Still, I like the name. Just for fun, I was calling my dog "Mortlach" a few days ago because it's such a unique sounding word, like something out of Lord of the Rings:

Frodo: [Examining the ring] Wait... there are markings. It's some form of Elvish, I can't read it. Gandalf: There are few who can. The language is the that of Mortlach, which I will not utter here.

6 years ago 0

@talexander
talexander commented

Ha ha! Hilarious. Well, you should try it, people LOVE Mortlach, don't take my word for it.

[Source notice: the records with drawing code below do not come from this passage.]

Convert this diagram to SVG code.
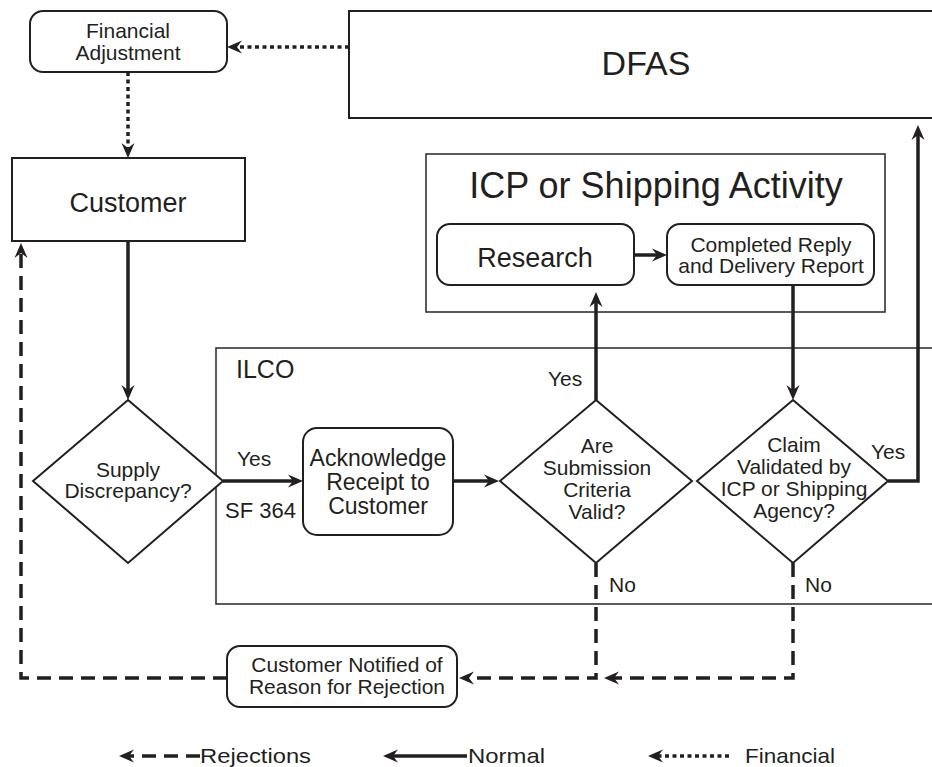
<svg xmlns="http://www.w3.org/2000/svg" width="932" height="767" viewBox="0 0 932 767">
<style>
text{font-family:"Liberation Sans",Arial,Helvetica,sans-serif;fill:#231f20}
.box{fill:#fff;stroke:#231f20;stroke-width:2}
.cont{fill:none;stroke:#333;stroke-width:1.6}
.c{text-anchor:middle}
.n{fill:none;stroke:#231f20;stroke-width:3.5}
.r{fill:none;stroke:#231f20;stroke-width:3.5;stroke-dasharray:14 8}
.f{fill:none;stroke:#231f20;stroke-width:3.5;stroke-dasharray:4 3.5}
</style>
<defs>
<marker id="ah" markerUnits="userSpaceOnUse" markerWidth="18" markerHeight="16" viewBox="-16 -8 18 16" refX="-8" refY="0" orient="auto" overflow="visible">
<path d="M0,0 L-15,-6.5 L-10,0 L-15,6.5 Z" fill="#231f20"/>
</marker>
</defs>
<rect width="932" height="767" fill="#fff"/>

<g id="dfas"><rect class="box" x="349" y="11" width="600" height="107"/><text class="c" x="646" y="75" font-size="34">DFAS</text></g>
<g id="ilco"><rect class="cont" x="216" y="348" width="730" height="256"/><text x="236" y="378" font-size="25">ILCO</text></g>
<g id="icp"><rect class="cont" x="426" y="154" width="459" height="158"/><text class="c" x="656" y="198" font-size="36">ICP or Shipping Activity</text></g>

<g id="financial-adjustment"><rect class="box" x="30" y="11" width="197" height="61" rx="13"/><text class="c" x="128" y="38" font-size="21">Financial</text><text class="c" x="128" y="60" font-size="21">Adjustment</text></g>
<g id="customer"><rect class="box" x="12" y="158" width="233" height="83"/><text class="c" x="128" y="212" font-size="27">Customer</text></g>
<g id="research"><rect class="box" x="437" y="224" width="197" height="61" rx="13"/><text class="c" x="535" y="267" font-size="27">Research</text></g>
<g id="completed"><rect class="box" x="667" y="224" width="207" height="61" rx="13"/><text class="c" x="771" y="252" font-size="21">Completed Reply</text><text class="c" x="771" y="273" font-size="21">and Delivery Report</text></g>
<g id="supply"><polygon class="box" points="128,400 223,481 128,563 33,481"/><text class="c" x="128" y="477" font-size="21">Supply</text><text class="c" x="128" y="498" font-size="21">Discrepancy?</text></g>
<g id="acknowledge"><rect class="box" x="303" y="428" width="150" height="107" rx="14"/><text class="c" x="378" y="466" font-size="23">Acknowledge</text><text class="c" x="378" y="490" font-size="23">Receipt to</text><text class="c" x="378" y="514" font-size="23">Customer</text></g>
<g id="criteria"><polygon class="box" points="596,400 692,481 596,563 500,481"/><text class="c" x="597" y="453" font-size="21">Are</text><text class="c" x="597" y="475" font-size="21">Submission</text><text class="c" x="597" y="497" font-size="21">Criteria</text><text class="c" x="597" y="519" font-size="21">Valid?</text></g>
<g id="claim"><polygon class="box" points="793,400 888,481 793,563 697,481"/><text class="c" x="794" y="452" font-size="21">Claim</text><text class="c" x="794" y="474" font-size="21">Validated by</text><text class="c" x="794" y="496" font-size="21">ICP or Shipping</text><text class="c" x="794" y="518" font-size="21">Agency?</text></g>
<g id="notified"><rect class="box" x="227" y="646" width="230" height="61" rx="13"/><text class="c" x="347" y="672" font-size="21">Customer Notified of</text><text class="c" x="347" y="694" font-size="21">Reason for Rejection</text></g>

<g id="connectors">
<path class="n" d="M128,241 V392" marker-end="url(#ah)"/>
<path class="n" d="M223,481 H295" marker-end="url(#ah)"/>
<path class="n" d="M453,481 H491" marker-end="url(#ah)"/>
<path class="n" d="M596,400 V300" marker-end="url(#ah)"/>
<path class="n" d="M634,255 H659" marker-end="url(#ah)"/>
<path class="n" d="M793,285 V392" marker-end="url(#ah)"/>
<path class="n" d="M888,481 H918 V133" marker-end="url(#ah)"/>
<path class="f" d="M349,47 H235" marker-end="url(#ah)"/>
<path class="f" d="M128,72 V150" marker-end="url(#ah)"/>
<path class="r" d="M793,563 V678 H612" marker-end="url(#ah)"/>
<path class="r" d="M596,563 V678 H467" marker-end="url(#ah)"/>
<path class="r" d="M227,678 H21 V251" marker-end="url(#ah)"/>
<text x="237" y="466" font-size="21">Yes</text>
<text x="225" y="518" font-size="22">SF 364</text>
<text x="548" y="386" font-size="21">Yes</text>
<text x="871" y="459" font-size="21">Yes</text>
<text x="609" y="592" font-size="21">No</text>
<text x="805" y="592" font-size="21">No</text>
</g>

<g id="legend">
<path class="r" d="M200,756 H127" marker-end="url(#ah)"/>
<path class="n" d="M467,756 H391" marker-end="url(#ah)"/>
<path class="f" d="M729,756 H656" marker-end="url(#ah)"/>
<text x="200" y="763" font-size="21" textLength="111" lengthAdjust="spacingAndGlyphs">Rejections</text>
<text x="468" y="763" font-size="21" textLength="77" lengthAdjust="spacingAndGlyphs">Normal</text>
<text x="745" y="763" font-size="21" textLength="90" lengthAdjust="spacingAndGlyphs">Financial</text>
</g>
</svg>
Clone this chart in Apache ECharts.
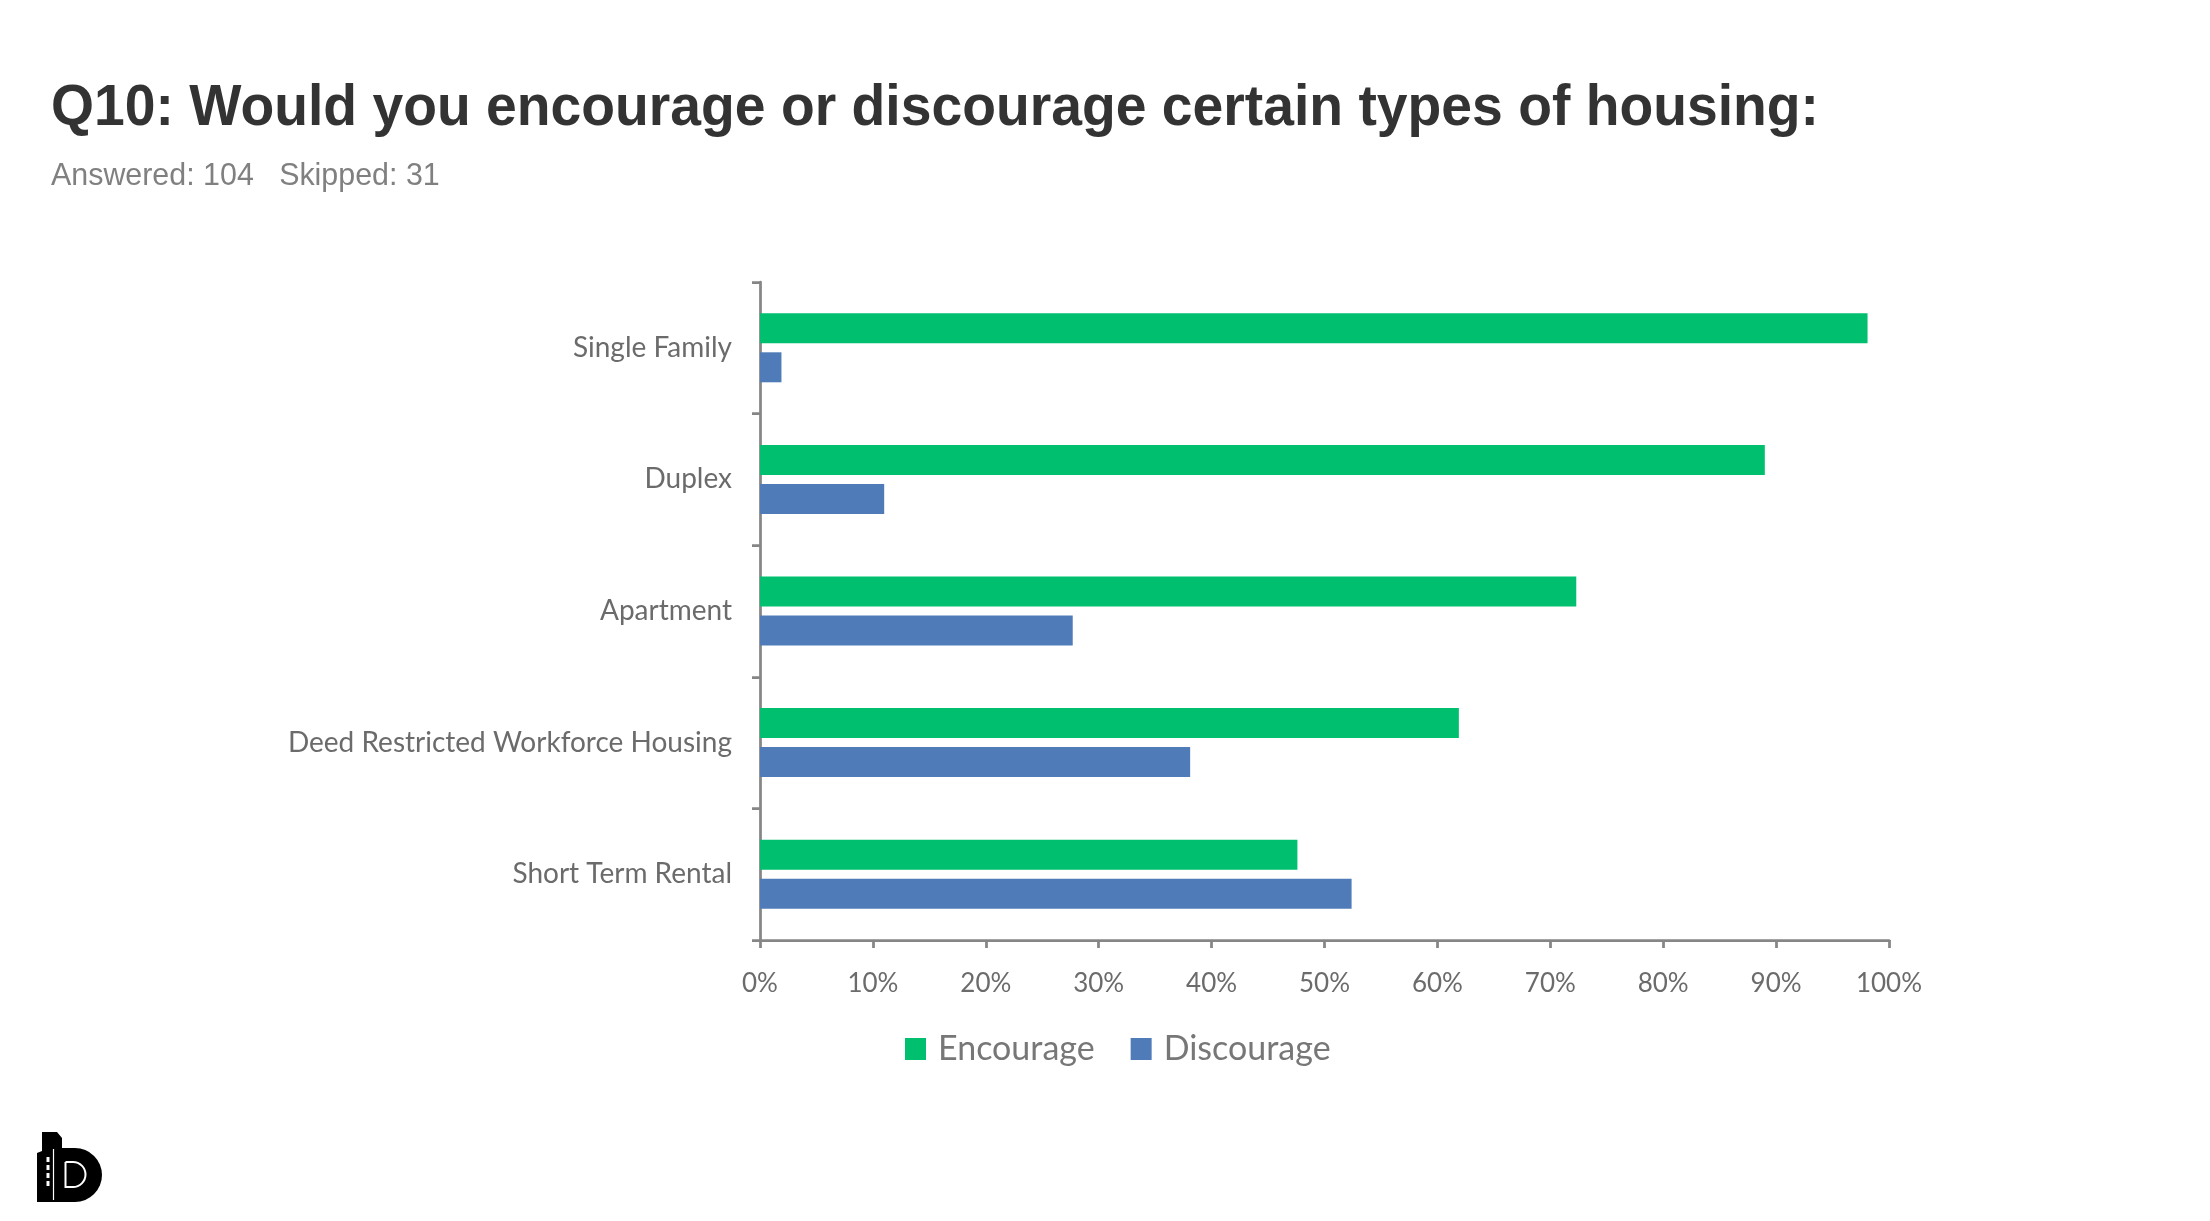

Also, I have it an 83 which is not bad - in high school, that's an A-. And my disclaimer is, it's not to my taste but I appreciate it's complexity and flavour profile....

T

6 years ago 0

Rigmorole commented

Tasted this one last night at a pub down in Oregon City. It's a real chimera, to be sure. The nose and palette kept changing in the glass as time wore on. Very strange. Would be fun at a whisky tasting. As for a bottle purchase, I'll hold off at $108. Not worth it. Thanks for the review, Tal.

6 years ago 0

@Jules
Jules commented

I'm in two minds as whether to get this - one the one hand it sounds like it's right up my alley (love Glenfarclas 15 and i've heard it shares similarities), but on the other hand it's going for a cool 100$US, for which I can get plenty of other, more sure-fire winners...

5 years ago 0

@talexander
talexander commented

@Jules, yes I prefer the 'Farclas 15 - but if you like sherried malts, you won't go wrong with this Mortlach - which would make a great Christmas dinner dram!

5 years ago 0

@Victor
Victor commented

Very interesting review, @talexander. Those of us who are more sulphur sensitive, like I am, will definitely sample a malt like this one before considering a purchase. I like my sherried malts to have a very clean sherry,...though I do like Bowmore Darkest, which is murky as hell. Sulphured and overly tannic sherries just don't do it for me in a malt whisky.